Commonly this includes income from:
- rental property including Airbnb and Bookabach
- 'under the table' cash jobs
- an estate, trust or partnership.
If you have a myIR account, you can check in myIR to see if you need to complete an individual tax return.
You need to file an IR4 companies income tax return if you were an active New Zealand resident company in the past tax year.
If you are a trustee of a trust, or the executor or administrator of a deceased person's estate you need to file an IR6 to account for income the estate or trust earns.
Every partnership or look-through company (LTC) must file an IR7 return showing their total income after expenses and attach either the Partnership income/loss attribution - IR7P or the Look-through company (LTC) income/loss attribution - IR7L for each partner or owner.
Each partner or owner also needs to file their own income tax return showing their partnership income or losses.
All entities that have become a Māori authority must file a tax return each year, whether they’ve received income or not.
A Māori authority is any of the following:
- Trusts and companies that administer Māori freehold land under Te Ture Whenua Māori Act 1993 (Māori Land Act 1993).
- The Māori Trustee.
- Māori Trust Boards.
- Crown Forestry Rental Trust.
- Te Ohu Kai Moana Trustee Limited.
- Aotearoa Fisheries Limited.
- Trusts and companies that receive and manage fisheries assets allocated under the Māori Fisheries Act 2004.
- Trusts and companies that receive and manage assets of the Treaty settlement redress process.
All New Zealand clubs and societies must file a tax return each year unless they derive only exempt income.
Have you received the wage subsidy?
If you received the wage subsidy during the 2020-21 tax year, this is taxable income.
If you received the wage subsidy through an employer with tax deducted by them, or if you’ve already repaid it in full, you do not need to do anything further.
However, if you received it directly or through an associated entity (for example a company, partnership, or trust) and tax was not deducted, you’ll need to declare this income by completing an Individual tax return - IR3. You can do this online in myIR.
Where our records show you received the wage subsidy directly and if you file through myIR, we have pre-populated this amount into the Government Subsidies field in your return. You just need to check the amount showing is correct. This amount can be amended to account for any repayment(s) made before 31 March 2021 or if a portion was included in your 2020 tax return.
Where you received the wage subsidy through an associated entity, make sure you show the amount of the wage subsidy received less any repayments made by 31 March 2021 in the Government Subsidies field of your return.

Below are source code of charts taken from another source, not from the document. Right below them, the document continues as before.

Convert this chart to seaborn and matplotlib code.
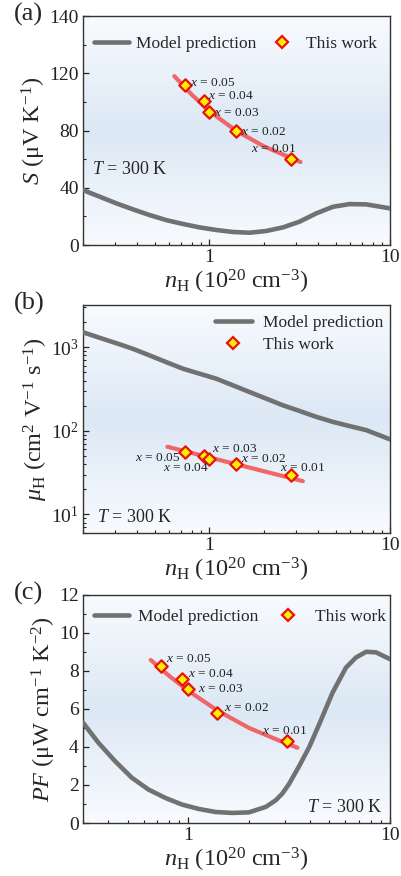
import numpy as np
import matplotlib
matplotlib.use("Agg")
import matplotlib.pyplot as plt
from matplotlib.colors import LinearSegmentedColormap
from matplotlib.lines import Line2D
import seaborn as sns

# ---------------- data ----------------
labels = ["0.05", "0.04", "0.03", "0.02", "0.01"]

# panel (a) Seebeck coefficient
nH_a = [0.73, 0.93, 1.00, 1.40, 2.84]
S_exp = [111.7, 100.7, 92.8, 79.6, 60.2]
fitx_a = [0.64, 0.80, 1.00, 1.40, 2.00, 3.19]
fity_a = [118, 105, 93.5, 80, 69, 58]
model_x_a = [0.2, 0.248, 0.306, 0.378, 0.468, 0.578, 0.715, 0.884, 1.093,
             1.35, 1.67, 2.06, 2.55, 3.15, 3.90, 4.82, 5.96, 7.37, 10]
model_S = [38.4, 33.7, 29.1, 24.9, 20.9, 17.4, 14.7, 12.3, 10.5,
           9.1, 8.6, 9.8, 12.3, 16.3, 22.1, 26.7, 28.6, 28.4, 25.6]

# panel (b) Hall mobility
nH_b = [0.73, 0.93, 1.00, 1.40, 2.84]
mu_exp = [55.3, 50.4, 45.6, 40.5, 29.7]
fitx_b = [0.586, 3.29]
fity_b = [64.5, 25.0]
model_x_b = [0.2, 0.248, 0.306, 0.378, 0.468, 0.578, 0.715, 0.884, 1.093,
             1.35, 1.67, 2.06, 2.55, 3.15, 3.90, 4.82, 5.96, 7.37, 10]
model_mu = [1510, 1294, 1117, 957, 797, 663, 553, 482, 420,
            350, 291, 243, 202, 173, 147, 128, 114, 102, 79]

# panel (c) power factor
nH_c = [0.73, 0.93, 1.00, 1.39, 3.07]
PF_exp = [8.24, 7.57, 7.04, 5.77, 4.33]
fitx_c = [0.65, 0.80, 1.00, 1.40, 2.00, 2.80, 3.47]
fity_c = [8.58, 7.75, 6.95, 5.90, 5.00, 4.35, 3.96]
model_x_c = [0.3, 0.358, 0.433, 0.524, 0.634, 0.768, 0.929, 1.125, 1.36,
             1.65, 1.995, 2.42, 2.71, 2.92, 3.15, 3.54, 3.97, 4.45, 5.18,
             6.04, 6.77, 7.60, 8.51, 10]
model_PF = [5.28, 4.22, 3.25, 2.38, 1.76, 1.32, 0.97, 0.74, 0.58,
            0.53, 0.56, 0.85, 1.20, 1.55, 2.05, 3.00, 4.00, 5.20, 6.86,
            8.18, 8.71, 9.01, 8.98, 8.62]

# ---------------- style ----------------
sns.set_theme(style="white")
plt.rcParams["font.family"] = ["Liberation Serif", "DejaVu Serif"]
plt.rcParams["mathtext.fontset"] = "custom"
plt.rcParams["mathtext.rm"] = "Liberation Serif"
plt.rcParams["mathtext.it"] = "Liberation Serif:italic"
plt.rcParams["mathtext.bf"] = "Liberation Serif:bold"

fig = plt.figure(figsize=(4.01, 8.76), dpi=100)
L, W = 0.207, 0.766
rects = [(L, 0.7203, W, 0.2614), (L, 0.3916, W, 0.2602), (L, 0.0605, W, 0.2603)]
axes = [fig.add_axes(r) for r in rects]

cmap = LinearSegmentedColormap.from_list(
    "bg", ["#f8fbfe", "#dce8f5", "#f8fbfe"])
grad = np.linspace(0, 1, 256).reshape(-1, 1)

GRAY = "#717171"
RED = "#f24f4f"
TICK_FS = 14
LAB_FS = 17.5
ANN_FS = 9.6
LEG_FS = 12.5

def base(ax):
    ax.imshow(grad, cmap=cmap, aspect="auto", extent=[0, 1, 0, 1],
              transform=ax.transAxes, zorder=0)
    for s in ax.spines.values():
        s.set_color("#333333")
        s.set_linewidth(1.0)
    ax.tick_params(which="both", direction="in", left=True, bottom=True,
                   top=False, right=False, labelsize=TICK_FS, colors="#222222",
                   pad=3)
    ax.tick_params(which="major", length=4, width=0.9)
    ax.tick_params(which="minor", length=2.5, width=0.8)
    ax.set_xscale("log")
    ax.xaxis.set_major_formatter(matplotlib.ticker.FuncFormatter(
        lambda v, p: "%g" % v))
    ax.xaxis.set_minor_formatter(matplotlib.ticker.NullFormatter())
    ax.set_xlabel(r"$n_{\rm H}$ (10$^{20}$ cm$^{-3}$)", fontsize=LAB_FS,
                  labelpad=1)

def model(ax, x, y):
    sns.lineplot(x=x, y=y, ax=ax, color=GRAY, lw=3.3, zorder=3,
                 legend=False, sort=False)

def fit(ax, x, y):
    sns.lineplot(x=x, y=y, ax=ax, color=RED, lw=3.0, alpha=0.85,
                 zorder=4, legend=False)

def markers(ax, x, y):
    sns.scatterplot(x=x, y=y, ax=ax, marker="D", s=40, color="#ffee00",
                    edgecolor="#e8120c", linewidth=1.6, zorder=6, legend=False)

def annotate(ax, x, y, offs):
    for xi, yi, t, (dx, dy) in zip(x, y, labels, offs):
        ax.annotate(r"$x$ = " + t, (xi, yi), xytext=(dx, dy),
                    textcoords="offset points", fontsize=ANN_FS, va="center",
                    ha="left", zorder=7, color="#222222")

# ---- (a)
ax = axes[0]
base(ax)
model(ax, model_x_a, model_S)
fit(ax, fitx_a, fity_a)
markers(ax, nH_a, S_exp)
ax.set_xlim(0.2, 10)
ax.set_ylim(0, 160)
ax.set_yticks([0, 40, 80, 120, 160])
ax.set_yticklabels(["0", "40", "80", "120", "140"])
ax.yaxis.set_minor_locator(matplotlib.ticker.MultipleLocator(20))
ax.set_ylabel(r"$S$ (μV K$^{-1}$)", fontsize=LAB_FS, labelpad=1)
annotate(ax, nH_a, S_exp, [(3.5, 1.5), (3, 3.5), (3.5, -0.7), (4, -0.7), (-29, 7)])
ax.text(0.03, 0.33, r"$T$ = 300 K", transform=ax.transAxes,
        fontsize=13, va="center")

# ---- (b)
ax = axes[1]
base(ax)
model(ax, model_x_b, model_mu)
fit(ax, fitx_b, fity_b)
markers(ax, nH_b, mu_exp)
ax.set_xlim(0.2, 10)
ax.set_yscale("log")
ax.set_ylim(6, 3200)
ax.set_ylabel(r"$\mu_{\rm H}$ (cm$^{2}$ V$^{-1}$ s$^{-1}$)", fontsize=LAB_FS,
              labelpad=1)
annotate(ax, nH_b, mu_exp, [(-36, -4), (-29.5, -8.8), (2, 7.2), (4, 3.5), (-8.5, 5)])
ax.text(0.045, 0.07, r"$T$ = 300 K", transform=ax.transAxes,
        fontsize=13, va="center")

# ---- (c)
ax = axes[2]
base(ax)
model(ax, model_x_c, model_PF)
fit(ax, fitx_c, fity_c)
markers(ax, nH_c, PF_exp)
ax.set_xlim(0.3, 10)
ax.set_ylim(0, 12)
ax.set_yticks([0, 2, 4, 6, 8, 10, 12])
ax.yaxis.set_minor_locator(matplotlib.ticker.MultipleLocator(1))
ax.set_ylabel(r"$PF$ (μW cm$^{-1}$ K$^{-2}$)", fontsize=LAB_FS, labelpad=1)
annotate(ax, nH_c, PF_exp, [(3.5, 5), (4, 3.4), (7, 0), (4.5, 4), (-17.7, 7)])
ax.text(0.975, 0.07, r"$T$ = 300 K", transform=ax.transAxes,
        fontsize=13, va="center", ha="right")

# legends
h_model = Line2D([], [], color=GRAY, lw=3.3)
h_work = Line2D([], [], marker="D", ls="none", markersize=6.5,
                markerfacecolor="#ffee00", markeredgecolor="#e8120c",
                markeredgewidth=1.6)
names = ["Model prediction", "This work"]
axes[0].legend([h_model, h_work], names, loc="upper left", ncol=2,
               bbox_to_anchor=(0.013, 0.943), borderaxespad=0, frameon=False,
               fontsize=LEG_FS, handlelength=2.0, columnspacing=0.5,
               handletextpad=0.4)
axes[1].legend([h_model, h_work], names, loc="upper right", frameon=False,
               bbox_to_anchor=(1.0, 0.987), borderaxespad=0,
               fontsize=LEG_FS, handlelength=2.1,
               labelspacing=0.35, handletextpad=0.65)
axes[2].legend([h_model, h_work], names, loc="upper left", ncol=2,
               bbox_to_anchor=(0.013, 0.969), borderaxespad=0, frameon=False,
               fontsize=LEG_FS, handlelength=2.0, columnspacing=0.7,
               handletextpad=0.55)

for lab, y in zip(["(a)", "(b)", "(c)"], [0.983, 0.654, 0.323]):
    fig.text(0.035, y, lab, fontsize=19, va="center", ha="left")

fig.savefig("out.png", dpi=100)
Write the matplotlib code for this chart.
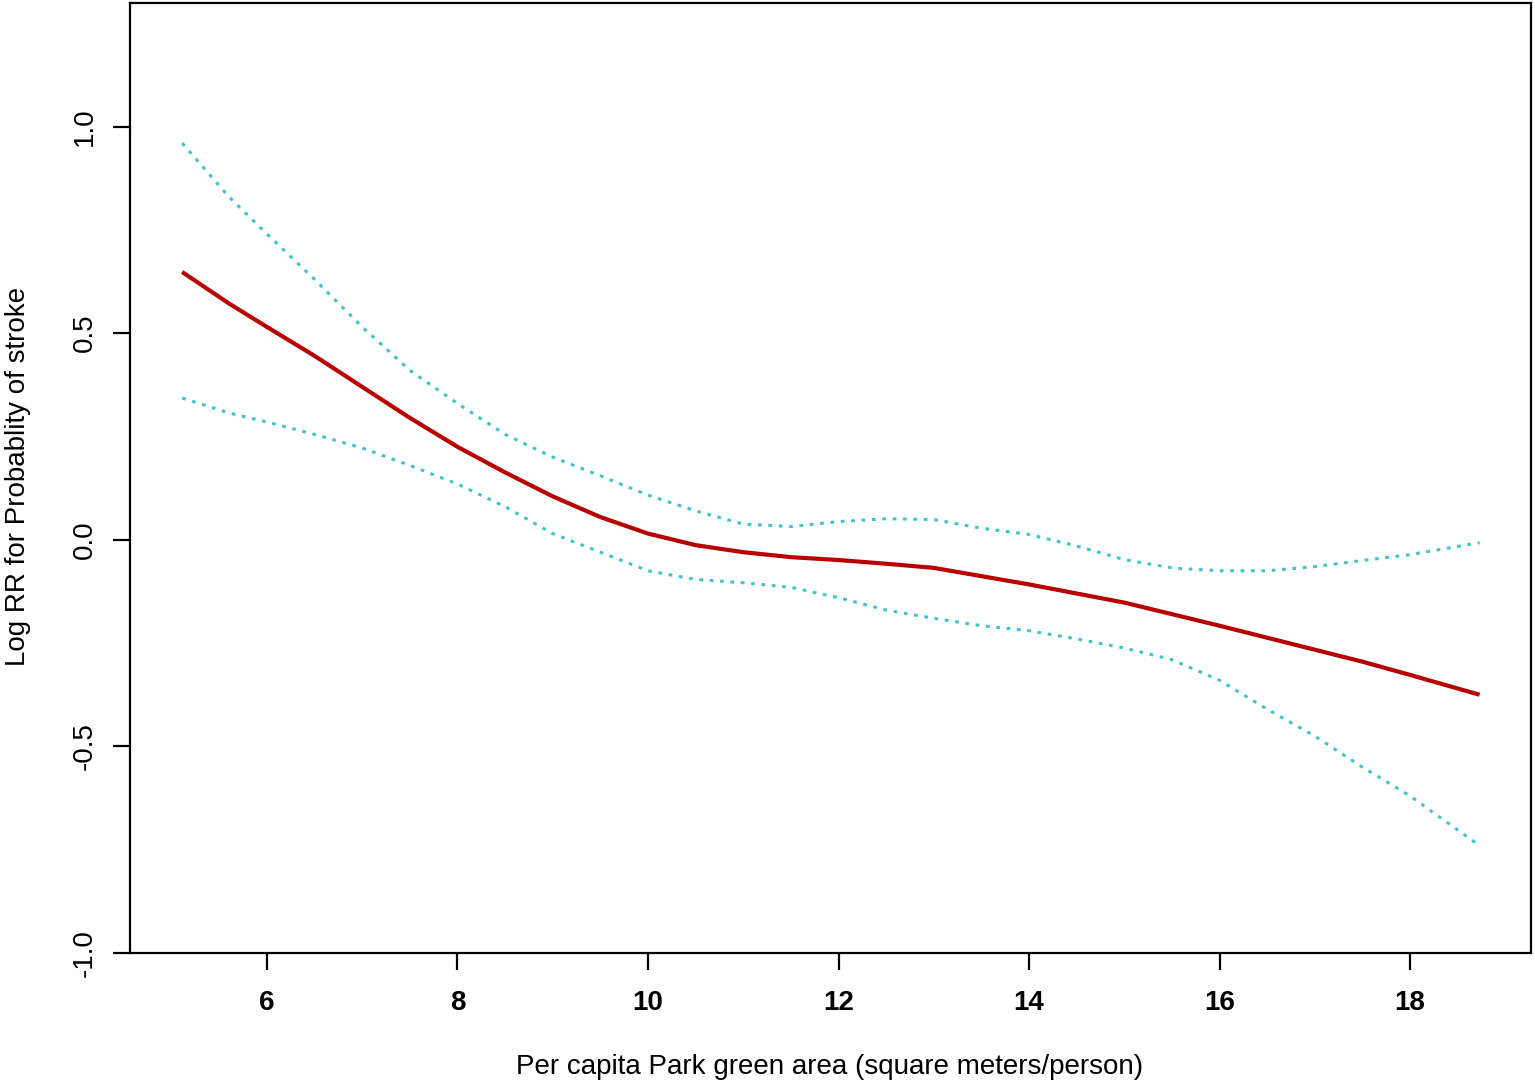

Rules for reporting residential rental property income
When completing your annual tax return, you can now only claim deductions (deductible expenses) up to the total amount of income you earn from your residential rental property. You can no longer use excess deductions from your property to offset other income such as salary and wages. When you have excess deductions you must carry them forward from year to year and deduct them when your residential property makes income.
Most residential properties are subject to the residential property deduction rules (also known as the ring-fencing rules). The rules do not apply to some residential properties such as your main home and residential properties that are subject to the mixed-use asset rules.